** EXERCISE DESCRIPTION **
Retype the lines beneath this one, from the first through the line containing "last_label = alt.datum.value == years[-1]". Pictures are left out.

** DATA PROVIDED **

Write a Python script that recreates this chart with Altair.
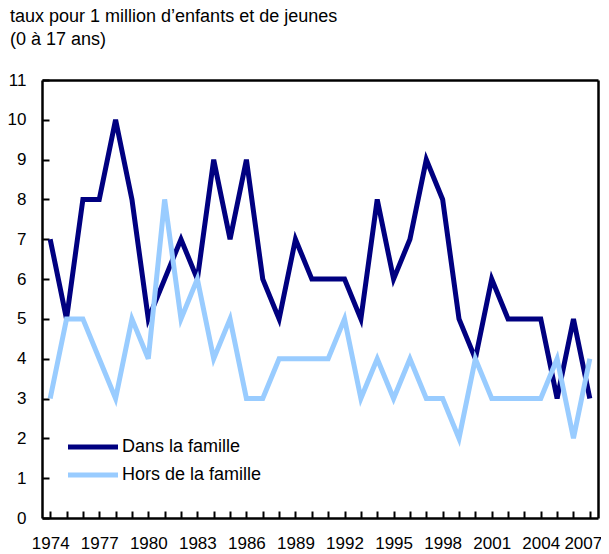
import altair as alt
import pandas as pd

years = list(range(1974, 2008))
dans = [7, 5, 8, 8, 10, 8, 5, 6, 7, 6, 9, 7, 9, 6, 5, 7, 6, 6, 6, 5, 8, 6, 7, 9, 8, 5, 4, 6, 5, 5, 5, 3, 5, 3]
hors = [3, 5, 5, 4, 3, 5, 4, 8, 5, 6, 4, 5, 3, 3, 4, 4, 4, 4, 5, 3, 4, 3, 4, 3, 3, 2, 4, 3, 3, 3, 3, 4, 2, 4]
series = ["Dans la famille", "Hors de la famille"]
colors = ["#000080", "#99CCFF"]
label_years = years[::3]
y_ticks = list(range(0, 12))
title_lines = ["taux pour 1 million d\u2019enfants et de jeunes", "(0 à 17 ans)"]

df = pd.concat([
    pd.DataFrame({"year": years, "value": dans, "serie": series[0]}),
    pd.DataFrame({"year": years, "value": hors, "serie": series[1]}),
])

W, H = 556, 438
FONT = "Liberation Sans"
yscale = alt.Scale(domain=[0, 11], nice=False)

base = alt.Chart(df)

last_label = alt.datum.value == years[-1]

lines = base.mark_line(strokeWidth=5, strokeJoin="miter").encode(
    x=alt.X("year:O", axis=alt.Axis(values=label_years, ticks=False, domain=True,
                                    domainColor="black", domainWidth=2.5, grid=False,
                                    labelAngle=0, labelPadding=17, title=None, orient="bottom",
                                    labelOffset=alt.condition(last_label, alt.value(-7), alt.value(0)),
                                    labelFontSize=17, labelFont=FONT, labelColor="black")),
    y=alt.Y("value:Q", scale=yscale,
            axis=alt.Axis(values=y_ticks, ticks=False, domain=True, domainColor="black",
                          domainWidth=2.5, grid=False, labelPadding=16,
                          title=None, labelFontSize=17, labelFont=FONT, labelColor="black")),
    color=alt.Color("serie:N", scale=alt.Scale(domain=series, range=colors),
                    legend=alt.Legend(title=None, orient="none", legendX=42, legendY=358,
                                      padding=0,
                                      symbolType="M-5,0H5", symbolSize=100, symbolStrokeWidth=5,
                                      symbolFillColor="transparent",
                                      rowPadding=8, labelFontSize=18, labelFont=FONT,
                                      labelColor="black", labelOffset=20)),
)

ticks = base.mark_line(opacity=0).encode(
    x=alt.X("year:O", axis=alt.Axis(values=years, orient="top", offset=-H, labels=False,
                                    domain=False, grid=False, tickSize=7, tickWidth=2,
                                    tickColor="black", title=None)),
    y=alt.Y("value:Q", scale=yscale,
            axis=alt.Axis(values=y_ticks, orient="right", offset=-W, labels=False,
                          domain=False, grid=False, tickSize=7, tickWidth=2,
                          tickColor="black", title=None)),
    detail="serie:N",
)

frame = base.mark_line(opacity=0).encode(
    x=alt.X("year:O", axis=alt.Axis(orient="top", labels=False, ticks=False, domain=True,
                                    domainColor="black", domainWidth=2.5, grid=False,
                                    title=None)),
    y=alt.Y("value:Q", scale=yscale,
            axis=alt.Axis(orient="right", labels=False, ticks=False, domain=True,
                          domainColor="black", domainWidth=2.5, grid=False, title=None)),
    detail="serie:N",
)

chart = alt.layer(lines, ticks, frame).resolve_axis(x="independent", y="independent").properties(
    width=W, height=H,
    autosize="none",
    background="white",
    padding={"left": 34, "top": 72, "right": 3, "bottom": 36},
    title=alt.TitleParams(text=title_lines, anchor="start", frame="group", dx=-32,
                          fontSize=18, font=FONT, fontWeight="normal", lineHeight=23,
                          offset=22, color="black"),
).configure_view(stroke=None)

chart.save("out.html", embed_options={"renderer": "svg", "actions": False})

** COMPLETE ANSWER **
Write a Python script that recreates this chart with Altair.
import altair as alt
import pandas as pd

years = list(range(1974, 2008))
dans = [7, 5, 8, 8, 10, 8, 5, 6, 7, 6, 9, 7, 9, 6, 5, 7, 6, 6, 6, 5, 8, 6, 7, 9, 8, 5, 4, 6, 5, 5, 5, 3, 5, 3]
hors = [3, 5, 5, 4, 3, 5, 4, 8, 5, 6, 4, 5, 3, 3, 4, 4, 4, 4, 5, 3, 4, 3, 4, 3, 3, 2, 4, 3, 3, 3, 3, 4, 2, 4]
series = ["Dans la famille", "Hors de la famille"]
colors = ["#000080", "#99CCFF"]
label_years = years[::3]
y_ticks = list(range(0, 12))
title_lines = ["taux pour 1 million d\u2019enfants et de jeunes", "(0 à 17 ans)"]

df = pd.concat([
    pd.DataFrame({"year": years, "value": dans, "serie": series[0]}),
    pd.DataFrame({"year": years, "value": hors, "serie": series[1]}),
])

W, H = 556, 438
FONT = "Liberation Sans"
yscale = alt.Scale(domain=[0, 11], nice=False)

base = alt.Chart(df)

last_label = alt.datum.value == years[-1]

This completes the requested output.